ANNEX D. Subnational government finance

General and subnational government

Data refer to the general and subnational government finance data included in the OECD National Accounts harmonised according to the System of National Accounts (SNA08), with the exception of Chile and Australia, extracted from IMF Government Statistics. see Eurostat and International Monetary Fund data were also used.

General government (S.13) includes four sub-sectors: central/federal government and related public entities (S.1311); federated government (“states”) and related public entities relevant only for countries having a federal or quasi-federal system of government (S.1312); local government i.e. regional and local governments and related public entities (S.1313), and social security funds (S.1314). Data are consolidated within these four sub-sectors, as well as within each subsector (neutralisation of financial cross-flows).

The subnational government (SNG) is defined as the sum of state governments (S.1312) and local (regional and local) governments (S.1313). For Australia and United States, there is no breakdown available at subnational level between local and state government data.


Total public expenditure comprises current and capital expenditure:

  1. – Current expenditure: compensation of employees (staff expenditure) + intermediate consumption + social expenditure (social benefits and social transfers in kind via market producers) + subsidies + other current transfers + paid taxes + financial charges (including interest) + adjustment for the net equity of households in pension fund reserves;

  2. – Capital expenditure is the sum of capital transfers and investment.

  3. – Capital transfers comprise investment grants and subsidies in cash or in kind made by subnational governments to other institutional units.

  4. – Investment is defined as gross capital formation and acquisitions less disposals of non-financial non-produced assets during a given period. Gross fixed capital formation (GFCF or fixed investment) is the main component of investment). Investment consists of both positive and negative values. Since the new standards of the SNA 2008, expenditures on research and development and weapons systems are included in GFCF.

  5. – The classification of Functions of Government (COFOG) includes 10 functions: General public services; Defence; Public order and safety; Economic affairs; Environmental protection; Housing and community amenities; Health; Recreation, culture and religion; Education; Social protection.
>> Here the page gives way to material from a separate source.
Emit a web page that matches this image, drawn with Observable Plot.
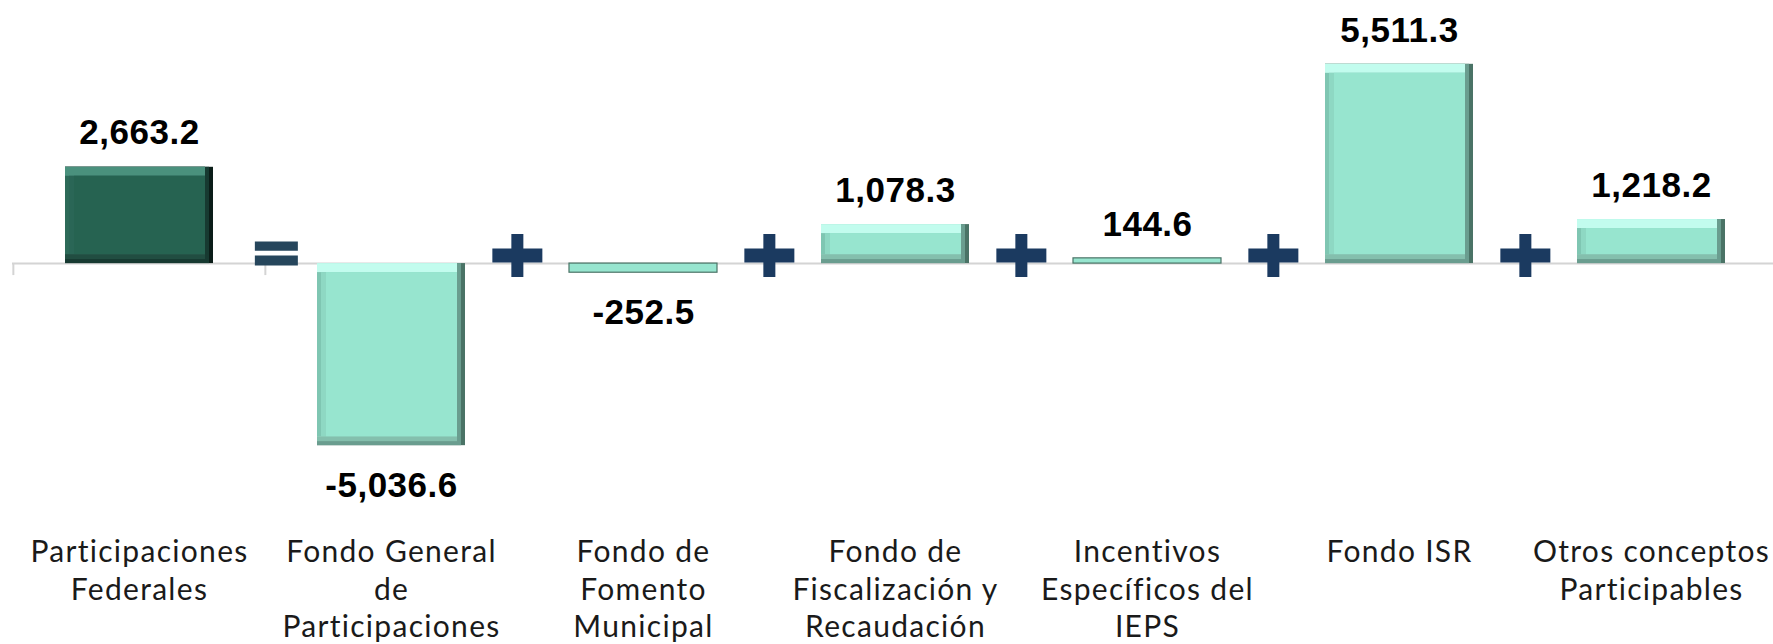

Total public revenue comprises tax revenues, transfers (current and capital grants and subsidies), tariffs and fees, property income and social contributions.

  1. – Tax revenue comprises taxes on production and imports (D2), current taxes on income and wealth (D5) and capital taxes (D91). It includes both own-source tax (when SNGs have full or significant control over the tax base and rates) and shared tax (tax base and rates are defined nationally; tax proceeds are shared between the central and subnational governments according to specific redistribution mechanisms). Tax sharing can be also a combination of both arrangements (e.g. local tax surcharges on national taxes).

  2. – NB: the SNA 2008 has introduced some changes concerning the classification of some shared tax revenues. In several countries, certain tax receipts have been reclassified as transfers and no longer as shared taxes (e.g. Austria, Slovak Republic, Estonia, Spain).

  3. – Grants and subsidies: current and capital transfers and subsidies.

  4. – Tariffs and fees: total sales (market output and output for own final use) and payments for non-market output.

Fiscal balance

Fiscal balance is the difference between government revenues and expenditure. A fiscal deficit occurs when, in a given year, a government spends more than it receives in revenues. A government runs a surplus, instead, when revenues exceed expenditures.


Based on the SNA 2008, gross debt includes the sum of the following liabilities: currency and deposits + debt securities + loans + insurance pension and standardised guarantees + other accounts payable. Most debt instruments are valued at market prices. Some liabilities such as shares, equity and financial derivatives are not included in this definition.

These data are not always comparable across countries due to different definitions or treatment of debt components (e.g. pensions) or valuation (market vs. nominal prices).

The SNA definition of gross debt differs from the one applied under the Maastricht Protocol which excludes insurance pension and other accounts payable and thus corresponds roughly to borrowing. In addition, “Maastricht debt” is valued at nominal prices and not at market prices.